Campbell still lives in the Mound Bayou, Mississippi home where she and her husband of 69 years raised their nine children. The election of the first African American President of the United States was something she never imagined would happen in her lifetime. Her goal was to enable her family to have opportunities she never enjoyed. She was thrilled that she and her daughters would get a chance to experience the visit together.

“That moment — visiting the White House with my daughters — was more than my mind could conceive,” said Campbell. “I held my ID in my hand for so long. How many more stops do I get to make? Where do we get to go next? Who do we get to meet? I can’t fully express the joy of that trip. Everyone should have an opportunity like this in their lifetime.”

The trip to the White House was not part of the original itinerary. It wasn’t until Campbell landed in D.C. that the tour was finalized.

Annyce Campbell, seated, poses in the White House with her daughters Alma Campbell and Emily Harris, as well as Dr. Rolando Herts, director of the Delta Center for Culture and Learning.

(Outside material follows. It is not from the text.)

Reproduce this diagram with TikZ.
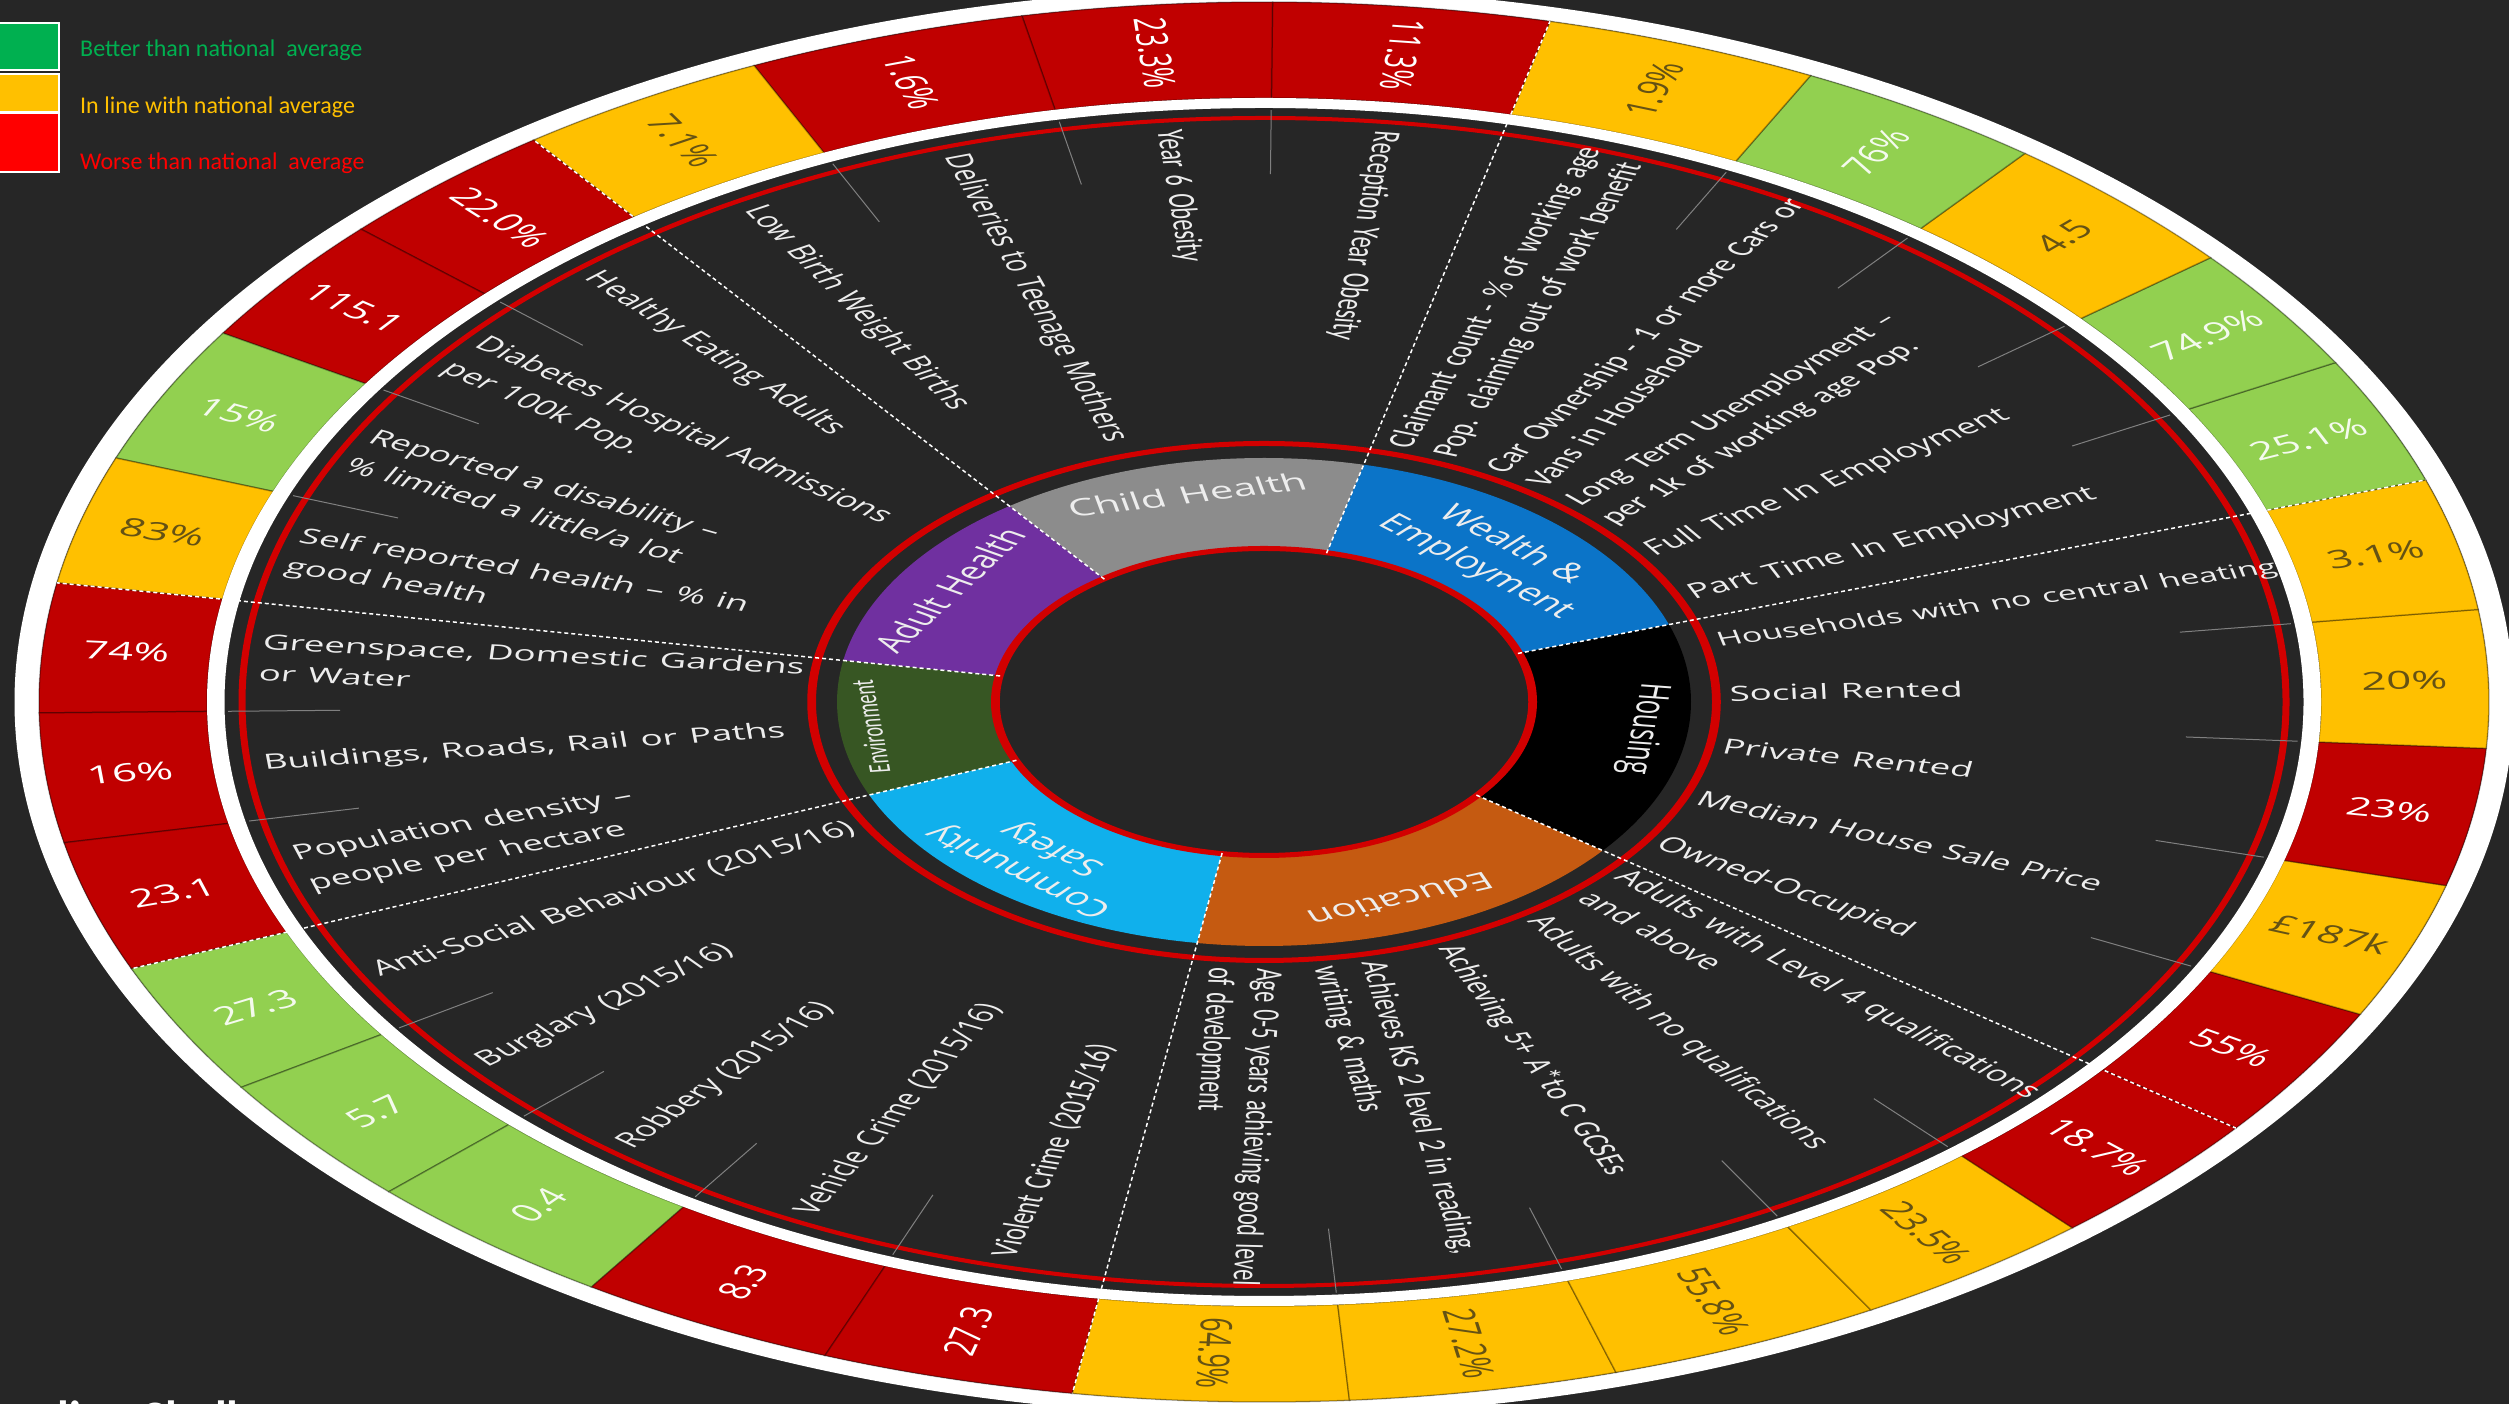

Annyce Campbell, seated, poses in the White House with her daughters Alma Campbell and Emily Harris, as well as Dr. Rolando Herts, director of the Delta Center for Culture and Learning.

Mossi Tull, board member for the Smithsonian Anacostia Community Museum, sponsored Campbell’s travel to Washington.

“My grandparents were from Kentwood, Louisiana, and I spent many summers down there,” he said. “Visiting with Mrs. Campbell and her daughters brought back so many wonderful memories for me, and reminded me of the importance of my own family. We laughed. We smiled. We celebrated the fact that we were all together in that moment. It was truly a wonderful afternoon.”

Through the efforts of Maggie Tyler, Southeast Region National Heritage Areas program manager, Campbell was able to participate in the tour with her daughters Emily Harris and Alma Campbell, as well as Dr. Rolando Herts, director of The Delta Center for Culture and Learning at Delta State.

“I was so excited to walk up to the White House gates with them and give Mrs. Campbell her tour ticket and introduce her to the NPS ranger working that day,” said Tyler. “Everyone was so gracious to Mrs. Campbell and her daughters and they were all beaming from ear to ear.  It’s these small moments that make me proud to work for the National Park Service.”

The Delta Center serves as the managing entity of the MDNHA. The mission of The Delta Center is to promote greater understanding of the Mississippi Delta’s history and culture through education, partnerships, and community engagement. According to Herts, serendipitous moments like this are precisely why their efforts are so important.

“This White House visit is significant on so many levels,” said Herts. “It represents a lifelong dream come true for Mrs. Campbell, her family and her community. It represents the kind of powerful connections that are being made between people and national parks, which is what the National Park Service Centennial is all about. And it represents a story that will be told again and again, which is part of a rich oral history tradition that we are celebrating and honoring with Alysia Burton Steele.”

Steele spent the early years of her career as a photojournalist and editor. She never viewed herself as an oral historian, but through the Delta Jewels project has discovered the craft to be her new passion. Working with the MDNHA and The Delta Center, Steele has been empowered to share the importance of telling stories that have often been left untold and to demonstrate the positive effect conversations can have on communities.

“It’s pretty simple, really, why this important. We’re not going to learn and grow if we don’t talk to each other,” said Steele.